Trafik kazalarında ölümler maalesef ülkemizin bir gerçekliği. Bayram arifelerinde ve bayram sonu dönüşlerinde trafik kazaları sonucunda ölenlerin, kalıcı sakatlıkların sayısal envanteri dehşet boyutlarını çoktan aştı.
Son yaşanan ve acıyı ocağımız bir kez daha düşüren (bir kez daha diyorum çünkü Konya kara yolunda 1997 yılında meydana gelen ve hafızam beni yanıltmıyorsa 2’i Niğde Üniversitesinden olmak üzere 48 yurttaşımızın yanarak kaybettiğimiz elim bir trafik kazası acısını yüreklerimiz burkularak yaşamıştık) katliam gibi kazalar şoför hatalarına indirgenerek ya da takdiri ilahi sığınmalarıyla geçiştirilemeyecek önem ve büyüklükte katliamlardır.
Son acı gösterdi ki şehir içinde emniyet kemerinden hız tahdidine hızdan yanlış park a “kuş” uçurtmayan trafik denetimleri şehirlerarası yollarda sınıfta kalmış. İlimiz Ulukışla ilçesinden yola rahvan olan sözüm ona iki otobüs müsveddesi hiçbir zorunlu olması gereken belgesi olmadan, kış lastiklerini bile takmadan Niğde çevre yolundan geçip, Yeşilhisar Bölge Trafik Müdürlüğü önünden, İncesu’dan Kayseri Boğazköprü mevki trafik kontrol notalarından “tıngır mıngır” geçip Erciyes Dağı oteller mevki Jandarma Trafik ekiplerine de görünmeden oraları gezip dönüş yolunda ısınan balatalar nedeniyle tutmayan frenlerden ötürü kaza etmesi, peşinden gelen ikinci hayalet otobüs müsveddesinin ise yardıma gelen ambulans dâhil hepsine çarparak zincirleme bir faciaya yol açması kelimenin tam anlamıyla trafik terörüne yaldızlı davetiye çıkarmaktır.
Umarım yaşanan bu son kazadan “sorumlu sorumsuzların” gerekli dersleri çıkartarak bundan sonraki faciaları engellemek adına gerekli önlemleri almak için bir an evvel gerekli çalışmalara başlarlar. Yoksa bu yaşadığımız son acı son acı olmayıp daha beterlerinin habercisi olarak belleklerimiz de kalacaktır.
Araçların fren, balata, lastik, ön takım, elektrik sistemi, hidrolik sistemi, motor yağı, anti friz vb. konularındaki bakımları Trafik Muayene istasyonlarının özelleştirilmesinden sonra gün be gün nasıl işlevsiz hale geldiği bu son acı örnekle bir kez daha görüldü.
Bir başka görünen ise yol kusurların ayyuka çıkmış halidir.

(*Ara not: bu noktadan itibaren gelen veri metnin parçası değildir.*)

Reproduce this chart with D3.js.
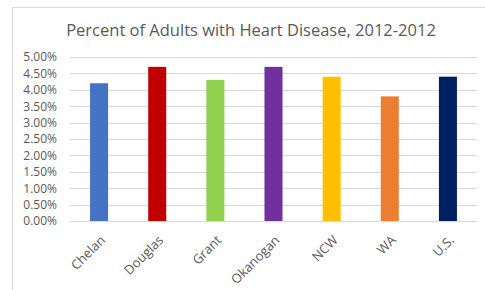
<!DOCTYPE html>
<html>
<head>
<meta charset="utf-8">
<script src="https://cdn.jsdelivr.net/npm/d3@7"></script>
<style>
  body { margin: 0; background: #fff; }
  svg text { font-family: "Open Sans", "Liberation Sans", sans-serif; fill: #595959; }
</style>
</head>
<body>
<div id="chart"></div>
<script>
// data
const regions = ["Chelan", "Douglas", "Grant", "Okanogan", "NCW", "WA", "U.S."]
const percents = [4.2, 4.7, 4.3, 4.7, 4.4, 3.8, 4.4]
const barColors = ["#4472C4", "#C00000", "#92D050", "#7030A0", "#FFC000", "#ED7D31", "#002060"]
const yTicks = [0, 0.5, 1, 1.5, 2, 2.5, 3, 3.5, 4, 4.5, 5]

const W = 485, H = 290
const margin = { top: 57, right: 8, bottom: 69, left: 70 }
const width = W - margin.left - margin.right
const height = H - margin.top - margin.bottom

const svg = d3.select("#chart").append("svg")
    .attr("width", W)
    .attr("height", H)

// chart frame (left + top edges visible)
svg.append("path")
    .attr("d", "M12.5,290 L12.5,7.5 L485,7.5")
    .attr("fill", "none")
    .attr("stroke", "#d9d9d9")

svg.append("text")
    .attr("x", 251)
    .attr("y", 36)
    .attr("text-anchor", "middle")
    .style("font-size", "16.5px")
    .text("Percent of Adults with Heart Disease, 2012-2012")

const g = svg.append("g")
    .attr("transform", "translate(" + margin.left + "," + margin.top + ")")

const x = d3.scaleBand().domain(regions).range([0, width]).paddingInner(0.69).paddingOuter(0.345)
const y = d3.scaleLinear().domain([0, 5]).range([height, 0])

// gridlines
g.selectAll(".grid")
    .data(yTicks)
    .enter().append("line")
    .attr("class", "grid")
    .attr("x1", 0)
    .attr("x2", width)
    .attr("y1", d => Math.round(y(d)) + 0.5)
    .attr("y2", d => Math.round(y(d)) + 0.5)
    .attr("stroke", "#d9d9d9")
    .attr("stroke-width", 1)

// y axis labels
const yAxis = d3.axisLeft(y).tickValues(yTicks)
    .tickFormat(d => d.toFixed(2) + "%")
    .tickSize(0).tickPadding(13)
const ya = g.append("g").call(yAxis)
ya.select(".domain").remove()
ya.selectAll("text").style("font-size", "12px").attr("fill", "#595959")

// bars
g.selectAll(".bar")
    .data(percents)
    .enter().append("rect")
    .attr("class", "bar")
    .attr("x", (d, i) => x(regions[i]))
    .attr("y", d => y(d))
    .attr("width", x.bandwidth())
    .attr("height", d => height - y(d))
    .attr("fill", (d, i) => barColors[i])

// x labels, rotated
const xAxis = d3.axisBottom(x).tickSize(0).tickPadding(0)
const xa = g.append("g").attr("transform", "translate(0," + height + ")").call(xAxis)
xa.select(".domain").remove()
xa.selectAll("text")
    .style("font-size", "13px")
    .attr("fill", "#595959")
    .attr("text-anchor", "end")
    .attr("dy", null)
    .attr("y", 0)
    .attr("transform", "translate(7,20) rotate(-45)")
</script>
</body>
</html>
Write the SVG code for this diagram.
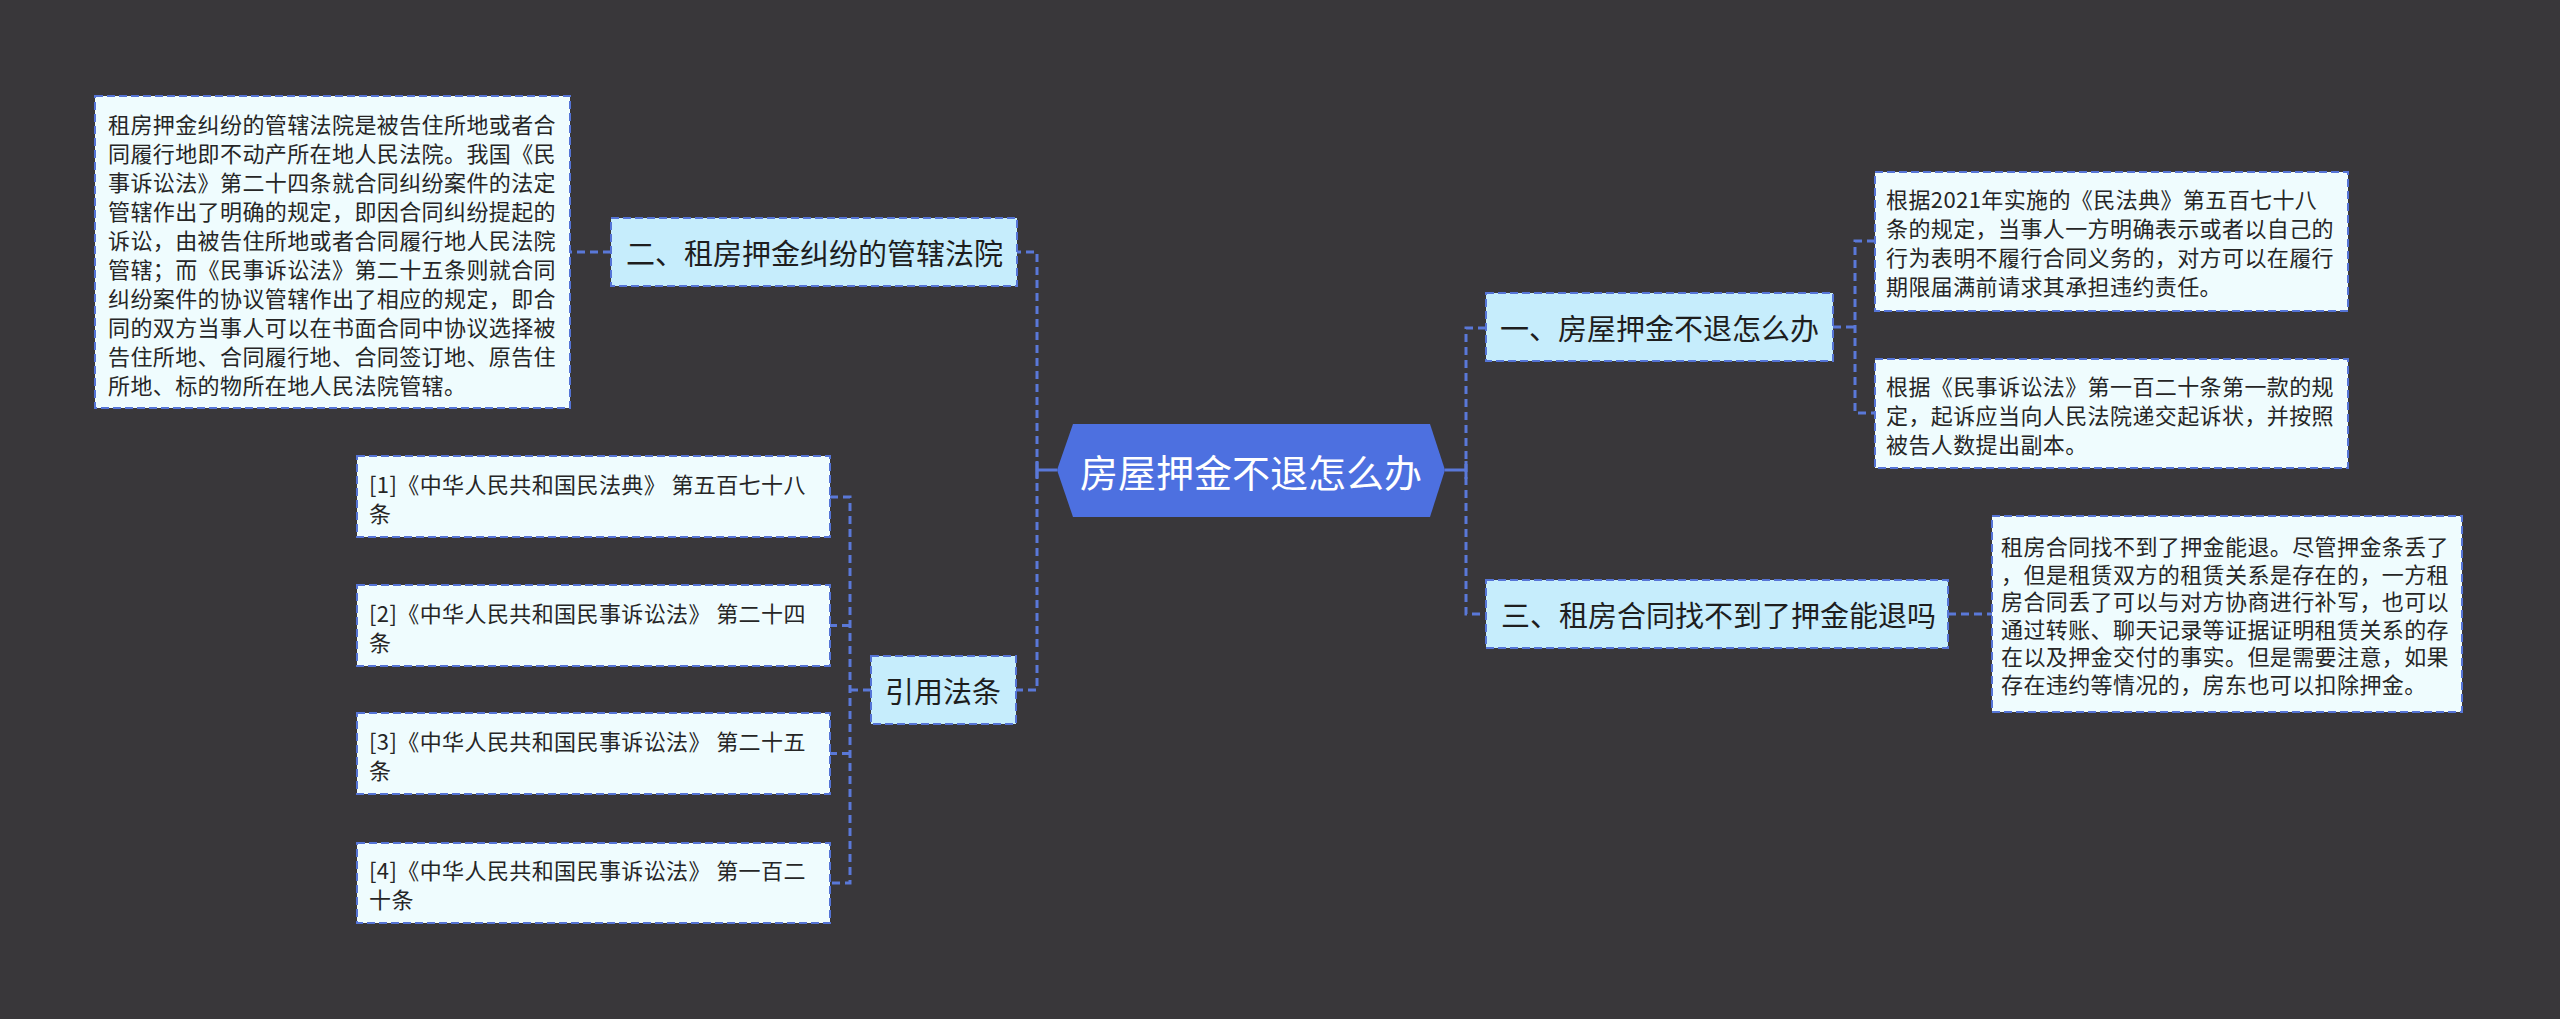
<svg xmlns="http://www.w3.org/2000/svg" width="2560" height="1019" viewBox="0 0 2560 1019">
<style>
.bg{fill:#39373a}
.node{fill:#c6edfc;stroke:#5574d6;stroke-width:2;stroke-dasharray:8 4}
.leaf{fill:#effcfe;stroke:#5574d6;stroke-width:2;stroke-dasharray:8 4}
.conn{fill:none;stroke:#5a78d8;stroke-width:3;stroke-dasharray:8 5}
.solid{fill:none;stroke:#5a78d8;stroke-width:3}
.t29{font-family:"Noto Sans CJK SC","Noto Sans",sans-serif;font-size:29px;fill:#1e1e1e;dominant-baseline:central}
.t22{font-family:"Noto Sans CJK SC","Noto Sans",sans-serif;font-size:22px;letter-spacing:0.4px;fill:#262626;dominant-baseline:central}
.root{font-family:"Noto Sans CJK SC","Noto Sans",sans-serif;font-size:38px;fill:#ffffff;dominant-baseline:central;text-anchor:middle}
</style>
<rect class="bg" x="0" y="0" width="2560" height="1019"/>
<g id="connectors">
<path class="solid" d="M1037,470 H1057 M1037,461 V479"/>
<path class="conn" d="M1037,470 V252 H1017"/>
<path class="conn" d="M1037,470 V690 H1016"/>
<path class="conn" d="M611,252 H570"/>
<path class="conn" d="M871,690 H850"/>
<path class="conn" d="M830,497 H850 V883 H830"/>
<path class="conn" d="M850,625.5 H830"/>
<path class="conn" d="M850,753.5 H830"/>
<path class="solid" d="M1445,470 H1466 M1466,461 V479"/>
<path class="conn" d="M1486,328 H1466 V614 H1486"/>
<path class="conn" d="M1833,327 H1855"/>
<path class="conn" d="M1875,241 H1855 V413 H1875"/>
<path class="conn" d="M1948,614 H1992"/>
</g>
<g id="root">
<polygon points="1057,470 1073,424 1430,424 1445,470 1430,517 1073,517" fill="#4d70e0"/>
<text class="root" x="1251" y="470">房屋押金不退怎么办</text>
</g>
<g id="n2">
<rect class="node" x="611" y="218" width="406" height="68"/>
<text class="t29" x="626" y="252">二、租房押金纠纷的管辖法院</text>
</g>
<g id="n2a">
<rect class="leaf" x="95" y="96" width="475" height="312"/>
<text class="t22" x="108" y="123">租房押金纠纷的管辖法院是被告住所地或者合</text>
<text class="t22" x="108" y="152">同履行地即不动产所在地人民法院。我国《民</text>
<text class="t22" x="108" y="181">事诉讼法》第二十四条就合同纠纷案件的法定</text>
<text class="t22" x="108" y="210">管辖作出了明确的规定，即因合同纠纷提起的</text>
<text class="t22" x="108" y="239">诉讼，由被告住所地或者合同履行地人民法院</text>
<text class="t22" x="108" y="268">管辖；而《民事诉讼法》第二十五条则就合同</text>
<text class="t22" x="108" y="297">纠纷案件的协议管辖作出了相应的规定，即合</text>
<text class="t22" x="108" y="326">同的双方当事人可以在书面合同中协议选择被</text>
<text class="t22" x="108" y="355">告住所地、合同履行地、合同签订地、原告住</text>
<text class="t22" x="108" y="384">所地、标的物所在地人民法院管辖。</text>
</g>
<g id="n4">
<rect class="node" x="871" y="656" width="145" height="68"/>
<text class="t29" x="885" y="690">引用法条</text>
</g>
<g id="n4a">
<rect class="leaf" x="357" y="456" width="473" height="81"/>
<text class="t22" x="369" y="483">[1]《中华人民共和国民法典》 第五百七十八</text>
<text class="t22" x="369" y="512">条</text>
</g>
<g id="n4b">
<rect class="leaf" x="357" y="585" width="473" height="81"/>
<text class="t22" x="369" y="612">[2]《中华人民共和国民事诉讼法》 第二十四</text>
<text class="t22" x="369" y="641">条</text>
</g>
<g id="n4c">
<rect class="leaf" x="357" y="713" width="473" height="81"/>
<text class="t22" x="369" y="740">[3]《中华人民共和国民事诉讼法》 第二十五</text>
<text class="t22" x="369" y="769">条</text>
</g>
<g id="n4d">
<rect class="leaf" x="357" y="843" width="473" height="80"/>
<text class="t22" x="369" y="869">[4]《中华人民共和国民事诉讼法》 第一百二</text>
<text class="t22" x="369" y="898">十条</text>
</g>
<g id="n1">
<rect class="node" x="1486" y="293" width="347" height="68"/>
<text class="t29" x="1500" y="327">一、房屋押金不退怎么办</text>
</g>
<g id="n1a">
<rect class="leaf" x="1875" y="172" width="473" height="139"/>
<text class="t22" x="1886" y="198">根据2021年实施的《民法典》第五百七十八</text>
<text class="t22" x="1886" y="227">条的规定，当事人一方明确表示或者以自己的</text>
<text class="t22" x="1886" y="256">行为表明不履行合同义务的，对方可以在履行</text>
<text class="t22" x="1886" y="285">期限届满前请求其承担违约责任。</text>
</g>
<g id="n1b">
<rect class="leaf" x="1875" y="359" width="473" height="109"/>
<text class="t22" x="1886" y="385">根据《民事诉讼法》第一百二十条第一款的规</text>
<text class="t22" x="1886" y="414">定，起诉应当向人民法院递交起诉状，并按照</text>
<text class="t22" x="1886" y="443">被告人数提出副本。</text>
</g>
<g id="n3">
<rect class="node" x="1486" y="580" width="462" height="68"/>
<text class="t29" x="1501" y="614">三、租房合同找不到了押金能退吗</text>
</g>
<g id="n3a">
<rect class="leaf" x="1992" y="516" width="470" height="196"/>
<text class="t22" x="2001" y="545">租房合同找不到了押金能退。尽管押金条丢了</text>
<text class="t22" x="2001" y="572.5">，但是租赁双方的租赁关系是存在的，一方租</text>
<text class="t22" x="2001" y="600">房合同丢了可以与对方协商进行补写，也可以</text>
<text class="t22" x="2001" y="627.5">通过转账、聊天记录等证据证明租赁关系的存</text>
<text class="t22" x="2001" y="655">在以及押金交付的事实。但是需要注意，如果</text>
<text class="t22" x="2001" y="682.5">存在违约等情况的，房东也可以扣除押金。</text>
</g>
</svg>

Sürekli inişi olan yollarda olası “fren patlaması” durumları ön görülerek güvenli durma istasyonlarının kurulmamasıdır. Yol kusurlarının giderilmesinde asıl görev Karayolları ve Belediyelerindir. Yollarımızın ölümcül tuzaklarla dolu olduğu bir gerçektir. Özellikle ülkemizde trafik kazalarının çok sık meydana geldiği bu noktalara sürücülerin de çok dikkat etmesi gerekir.
Gezi- Tur vb. Etkinler için şehir dışına çıkan sürücülerin de kafile başkanı veya tur rehberlerinin de ölüm noktalarından geçerken çok dikkatli olmaları, başta emniyet kemeri olmak üzere trafik kurallarına ve hız sınırlamalarına uymaları gerektiğini uymayanları uyarmak yetkisinde olduklarını unutmamaları gerekir.
Unutulması gereken diğer bir ülke gerçekliğimiz ise trafik kazaları açısından, karayollarımız demiryollarımıza göre 18 kat, havayoluna göre 27 kat daha tehlikelidir. Üç tarafı denizlerle çevrili güzel ülkemizde ulaşımın ancak % 1‘i denizyoluyla, % 1‘i havayoluyla, % 3‘ü demiryoluyla ve fakat % 95’i hala karayoluyla yapılmaktadır. Bu tablodan da çıkarılabilecek sonuç ulaşım da politika değişikliği yapılmaz ise can kayıpları karayollarımızın acı gerçekliği olmaya devam edeceğidir.
Yazınımın başında da belirtiğim üzere bu acıyı unutturacak başka acılar yaşamamak için sorumluları görevlerini yapmaya, trafik kurallarına uymayanları uymaya daha yüksek sesle devam etmeliyiz. Ölen kardeşlerimize bir kez daha Allahtan rahmet kederli ailelerine başsağlığı dileklerimi iletirim.